BCHS aiming to help feral cats at gas station
Published 6:10 am Saturday, December 26, 2015
The Butler County Humane Society is urging caution on the part of the public wanting to help a group of feral cats at a Fort Deposit gas station.
“Can you help these Fort Deposit felines?” was the question posted on the Butler County Humane Society blog site about a group of feral black cats that regularly hangout around the Petro Plus gas station off Interstate 65 in Fort Deposit.
According to the blog site, Greenville native and “friend to the furry,” Ryan Welch Anderson posted photos taken in Fort Deposit of several “very hungry felines who appear to have no home and are forced to rely on the kindness of strangers.”
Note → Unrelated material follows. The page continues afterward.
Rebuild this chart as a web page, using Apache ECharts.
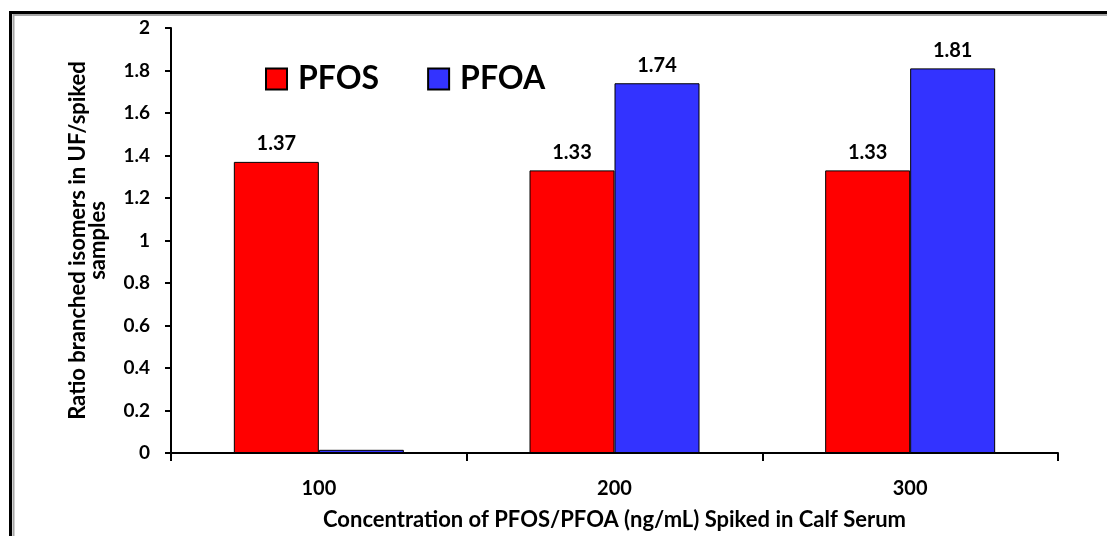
<!DOCTYPE html>
<html>
<head>
<meta charset="utf-8">
<script src="https://cdn.jsdelivr.net/npm/echarts@6/dist/echarts.min.js"></script>
<style>
  html, body { margin: 0; padding: 0; background: #fff; }
  #chart { width: 1107px; height: 536px; }
</style>
</head>
<body>
<div id="chart"></div>
<script>
// Spike concentrations (ng/mL)
const categories = ['100', '200', '300'];
// Ratio of branched isomers, UF vs spiked samples
const pfosValues = [1.37, 1.33, 1.33];
const pfoaValues = [0.015, 1.74, 1.81];
// Value labels shown above the bars (none on the near-zero PFOA bar)
const pfosLabels = ['1.37', '1.33', '1.33'];
const pfoaLabels = ['', '1.74', '1.81'];

const FONT = 'Lato, "Open Sans", sans-serif';
const chart = echarts.init(document.getElementById('chart'), null, { renderer: 'canvas' });

function labelFor(texts) {
  return {
    show: true,
    position: 'top',
    distance: 8,
    color: '#000',
    fontFamily: FONT,
    fontWeight: 'bold',
    fontSize: 20,
    formatter: p => texts[p.dataIndex]
  };
}

chart.setOption({
  animation: false,
  backgroundColor: '#fff',
  graphic: [
    // outer frame: black line with a grey inner line, running off the right and bottom edges
    { type: 'rect', shape: { x: 10.5, y: 12.5, width: 1120, height: 560 },
      style: { fill: null, stroke: '#000', lineWidth: 3 }, silent: true },
    { type: 'rect', shape: { x: 13.5, y: 15, width: 1120, height: 560 },
      style: { fill: null, stroke: '#a6a6a6', lineWidth: 2 }, silent: true }
  ],
  legend: {
    left: 265,
    top: 63,
    padding: 0,
    icon: 'rect',
    itemWidth: 21,
    itemHeight: 21,
    itemGap: 48,
    textStyle: { fontFamily: FONT, fontWeight: 'bold', fontSize: 32, color: '#000', padding: [0, 0, 0, 6] },
    data: ['PFOS', 'PFOA']
  },
  grid: { left: 171, right: 49, top: 28, bottom: 83, outerBoundsMode: 'none', containLabel: false },
  xAxis: {
    type: 'category',
    data: categories,
    name: 'Concentration of PFOS/PFOA (ng/mL) Spiked in Calf Serum',
    nameLocation: 'middle',
    nameGap: 56,
    nameTextStyle: { fontFamily: FONT, fontWeight: 'bold', fontSize: 22, color: '#000' },
    axisLine: { lineStyle: { color: '#000', width: 2 } },
    axisTick: { show: true, alignWithLabel: false, length: 8, lineStyle: { color: '#000', width: 2 } },
    axisLabel: { margin: 26, fontFamily: FONT, fontWeight: 'bold', fontSize: 20, color: '#000' }
  },
  yAxis: {
    type: 'value',
    min: 0,
    max: 2,
    interval: 0.2,
    name: 'Ratio branched isomers in UF/spiked\nsamples',
    nameLocation: 'middle',
    nameRotate: 90,
    nameGap: 63,
    nameTextStyle: { fontFamily: FONT, fontWeight: 'bold', fontSize: 22, color: '#000', lineHeight: 20 },
    axisLine: { show: true, lineStyle: { color: '#000', width: 2 } },
    axisTick: { show: true, length: 6, lineStyle: { color: '#000', width: 2 } },
    splitLine: { show: false },
    axisLabel: { margin: 21, fontFamily: FONT, fontWeight: 'bold', fontSize: 19, color: '#000' }
  },
  series: [
    {
      name: 'PFOS',
      type: 'bar',
      data: pfosValues,
      barWidth: 85,
      barGap: '0%',
      itemStyle: { color: '#ff0000', borderColor: '#000', borderWidth: 1 },
      label: labelFor(pfosLabels)
    },
    {
      name: 'PFOA',
      type: 'bar',
      data: pfoaValues,
      barWidth: 85,
      barGap: '0%',
      itemStyle: { color: '#3333ff', borderColor: '#000', borderWidth: 1 },
      label: labelFor(pfoaLabels)
    }
  ]
});
</script>
</body>
</html>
Anderson was quoted to say, “The cold and starving black kittens at the Fort Deposit exit gas station were literally crouched in different places in the parking lot licking the cold bare pavement.”
The blog stated that the Butler County Humane Society has “been blessed with some wonderful members from surrounding counties, including Lowndes.” And it urged, “If there is someone out there who would take one or more of these beautiful black felines into their hearts and homes, please consider it.”
According to Petro Plus employee S. Reddy the cats are “wild.”
He said the cats are fed by employees of the gas station, owned by Russell Petroleum, and by people who buy food for them.
Reddy said the gas station would have “no problem” if someone wanted to take the cats.
However, Angie Long, secretary and public relations contact for the Butler County Humane Society, urged the public to use caution and suggested trapping crates might be the best way to catch them.
“Obviously, we who are pet owners and animal lovers can’t help wanting to see these beautiful cats cared for and loved,” Long said. “However, since they are feral and, to our knowledge, have never been seen by a vet, we believe it’s best to exercise caution when approaching the animals for everyone’s safety. Trap-Neuter-Return crates will likely be the best means of catching them.”
She said BCHS members are trying to work out a plan to do so after the first of the year with the station owners’ permission.